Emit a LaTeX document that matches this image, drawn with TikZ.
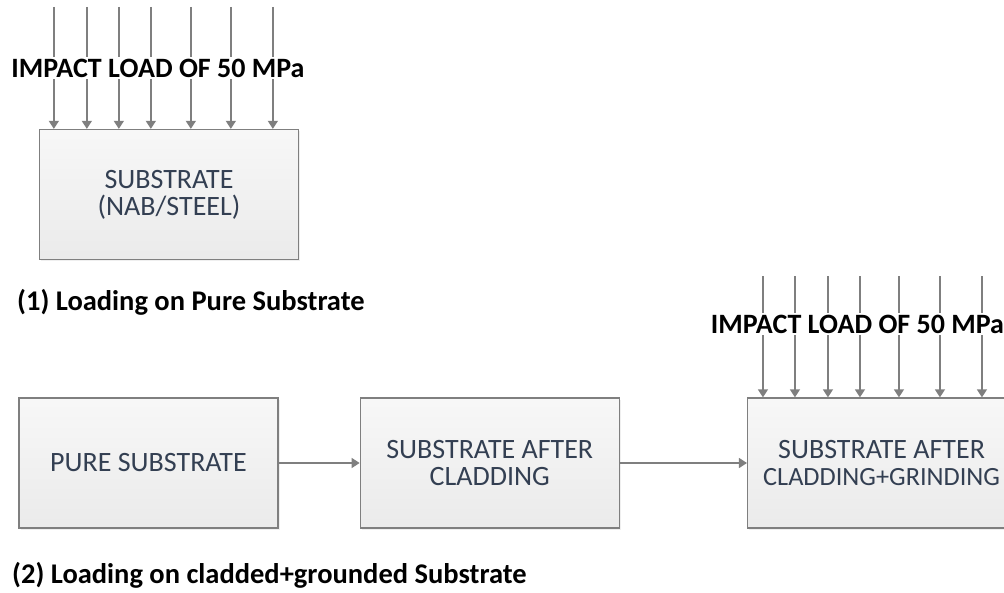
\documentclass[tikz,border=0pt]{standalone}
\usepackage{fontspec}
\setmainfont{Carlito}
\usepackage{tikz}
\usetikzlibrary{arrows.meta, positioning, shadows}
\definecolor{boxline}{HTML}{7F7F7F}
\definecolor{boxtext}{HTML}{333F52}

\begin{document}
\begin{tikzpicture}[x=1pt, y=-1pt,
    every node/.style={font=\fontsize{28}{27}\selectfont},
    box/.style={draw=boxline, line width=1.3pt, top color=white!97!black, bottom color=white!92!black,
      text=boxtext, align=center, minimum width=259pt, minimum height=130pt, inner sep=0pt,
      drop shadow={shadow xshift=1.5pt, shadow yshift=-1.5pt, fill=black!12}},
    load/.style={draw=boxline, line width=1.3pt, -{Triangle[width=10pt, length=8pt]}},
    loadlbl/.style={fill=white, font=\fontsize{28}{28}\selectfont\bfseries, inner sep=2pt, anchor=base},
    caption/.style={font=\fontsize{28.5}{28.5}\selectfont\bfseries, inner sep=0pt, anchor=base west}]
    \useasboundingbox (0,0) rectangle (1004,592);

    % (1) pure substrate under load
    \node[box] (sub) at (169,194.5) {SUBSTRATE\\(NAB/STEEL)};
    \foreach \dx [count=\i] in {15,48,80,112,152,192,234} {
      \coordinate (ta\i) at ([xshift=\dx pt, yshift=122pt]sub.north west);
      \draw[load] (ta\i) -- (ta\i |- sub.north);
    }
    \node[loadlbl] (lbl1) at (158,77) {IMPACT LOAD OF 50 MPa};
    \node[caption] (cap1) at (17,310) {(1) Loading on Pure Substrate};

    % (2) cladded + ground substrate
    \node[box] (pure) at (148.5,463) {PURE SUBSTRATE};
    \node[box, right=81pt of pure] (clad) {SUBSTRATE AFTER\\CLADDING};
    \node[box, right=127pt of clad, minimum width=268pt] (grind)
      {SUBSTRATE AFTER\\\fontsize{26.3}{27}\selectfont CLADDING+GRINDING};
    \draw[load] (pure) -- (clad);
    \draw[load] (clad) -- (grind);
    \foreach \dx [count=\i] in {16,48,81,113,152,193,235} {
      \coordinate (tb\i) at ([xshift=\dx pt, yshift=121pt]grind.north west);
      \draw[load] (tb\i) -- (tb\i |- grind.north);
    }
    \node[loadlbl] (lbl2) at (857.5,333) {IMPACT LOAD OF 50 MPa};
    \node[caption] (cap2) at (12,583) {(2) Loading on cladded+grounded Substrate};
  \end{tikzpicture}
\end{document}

==========

What the task requires: In the copy, include no pictures; restate the listing above exactly.

Solved exercise:
Emit a LaTeX document that matches this image, drawn with TikZ.
\documentclass[tikz,border=0pt]{standalone}
\usepackage{fontspec}
\setmainfont{Carlito}
\usepackage{tikz}
\usetikzlibrary{arrows.meta, positioning, shadows}
\definecolor{boxline}{HTML}{7F7F7F}
\definecolor{boxtext}{HTML}{333F52}

\begin{document}
\begin{tikzpicture}[x=1pt, y=-1pt,
    every node/.style={font=\fontsize{28}{27}\selectfont},
    box/.style={draw=boxline, line width=1.3pt, top color=white!97!black, bottom color=white!92!black,
      text=boxtext, align=center, minimum width=259pt, minimum height=130pt, inner sep=0pt,
      drop shadow={shadow xshift=1.5pt, shadow yshift=-1.5pt, fill=black!12}},
    load/.style={draw=boxline, line width=1.3pt, -{Triangle[width=10pt, length=8pt]}},
    loadlbl/.style={fill=white, font=\fontsize{28}{28}\selectfont\bfseries, inner sep=2pt, anchor=base},
    caption/.style={font=\fontsize{28.5}{28.5}\selectfont\bfseries, inner sep=0pt, anchor=base west}]
    \useasboundingbox (0,0) rectangle (1004,592);

    % (1) pure substrate under load
    \node[box] (sub) at (169,194.5) {SUBSTRATE\\(NAB/STEEL)};
    \foreach \dx [count=\i] in {15,48,80,112,152,192,234} {
      \coordinate (ta\i) at ([xshift=\dx pt, yshift=122pt]sub.north west);
      \draw[load] (ta\i) -- (ta\i |- sub.north);
    }
    \node[loadlbl] (lbl1) at (158,77) {IMPACT LOAD OF 50 MPa};
    \node[caption] (cap1) at (17,310) {(1) Loading on Pure Substrate};

    % (2) cladded + ground substrate
    \node[box] (pure) at (148.5,463) {PURE SUBSTRATE};
    \node[box, right=81pt of pure] (clad) {SUBSTRATE AFTER\\CLADDING};
    \node[box, right=127pt of clad, minimum width=268pt] (grind)
      {SUBSTRATE AFTER\\\fontsize{26.3}{27}\selectfont CLADDING+GRINDING};
    \draw[load] (pure) -- (clad);
    \draw[load] (clad) -- (grind);
    \foreach \dx [count=\i] in {16,48,81,113,152,193,235} {
      \coordinate (tb\i) at ([xshift=\dx pt, yshift=121pt]grind.north west);
      \draw[load] (tb\i) -- (tb\i |- grind.north);
    }
    \node[loadlbl] (lbl2) at (857.5,333) {IMPACT LOAD OF 50 MPa};
    \node[caption] (cap2) at (12,583) {(2) Loading on cladded+grounded Substrate};
  \end{tikzpicture}
\end{document}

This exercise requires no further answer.